**The data**
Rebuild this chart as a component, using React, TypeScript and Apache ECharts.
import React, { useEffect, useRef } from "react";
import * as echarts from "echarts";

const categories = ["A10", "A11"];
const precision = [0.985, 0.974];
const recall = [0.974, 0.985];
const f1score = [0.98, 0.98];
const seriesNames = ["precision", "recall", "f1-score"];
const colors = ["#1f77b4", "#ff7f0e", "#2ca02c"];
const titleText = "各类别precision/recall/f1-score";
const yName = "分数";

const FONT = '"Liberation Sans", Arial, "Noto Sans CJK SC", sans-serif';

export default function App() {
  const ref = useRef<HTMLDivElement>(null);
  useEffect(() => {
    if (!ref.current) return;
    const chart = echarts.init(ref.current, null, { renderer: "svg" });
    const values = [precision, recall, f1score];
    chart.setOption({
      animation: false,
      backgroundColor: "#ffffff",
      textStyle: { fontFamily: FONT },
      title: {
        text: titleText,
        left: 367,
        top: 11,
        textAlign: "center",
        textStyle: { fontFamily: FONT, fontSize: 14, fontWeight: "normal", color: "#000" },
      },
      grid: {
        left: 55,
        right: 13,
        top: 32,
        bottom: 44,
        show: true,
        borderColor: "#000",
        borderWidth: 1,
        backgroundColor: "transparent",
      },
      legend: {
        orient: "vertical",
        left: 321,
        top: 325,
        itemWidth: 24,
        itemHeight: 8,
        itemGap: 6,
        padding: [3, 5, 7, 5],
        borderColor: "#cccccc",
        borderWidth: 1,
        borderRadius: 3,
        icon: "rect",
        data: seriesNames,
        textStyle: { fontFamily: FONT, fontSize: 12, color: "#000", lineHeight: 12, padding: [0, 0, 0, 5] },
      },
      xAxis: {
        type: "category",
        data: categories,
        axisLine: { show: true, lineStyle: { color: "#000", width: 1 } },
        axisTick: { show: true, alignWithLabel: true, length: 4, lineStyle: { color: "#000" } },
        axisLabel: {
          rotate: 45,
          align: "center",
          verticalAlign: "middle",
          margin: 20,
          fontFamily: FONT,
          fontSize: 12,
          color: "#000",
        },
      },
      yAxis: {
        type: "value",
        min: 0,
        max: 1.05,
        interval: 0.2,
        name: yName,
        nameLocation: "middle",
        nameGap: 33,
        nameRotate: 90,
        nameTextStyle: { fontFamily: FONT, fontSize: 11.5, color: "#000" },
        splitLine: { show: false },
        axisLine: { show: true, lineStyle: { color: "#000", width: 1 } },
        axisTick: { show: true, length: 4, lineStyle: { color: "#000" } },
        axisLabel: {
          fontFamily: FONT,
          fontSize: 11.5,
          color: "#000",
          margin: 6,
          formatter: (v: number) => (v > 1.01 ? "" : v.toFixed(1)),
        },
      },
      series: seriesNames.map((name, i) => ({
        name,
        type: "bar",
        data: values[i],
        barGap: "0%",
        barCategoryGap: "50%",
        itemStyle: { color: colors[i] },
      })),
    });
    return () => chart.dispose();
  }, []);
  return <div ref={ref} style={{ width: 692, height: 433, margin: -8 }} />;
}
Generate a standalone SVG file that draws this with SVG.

**Goal of the exercise**
Lines holding the word "this" should be counted across the entries; state only how many there are.

**Solved problem**
2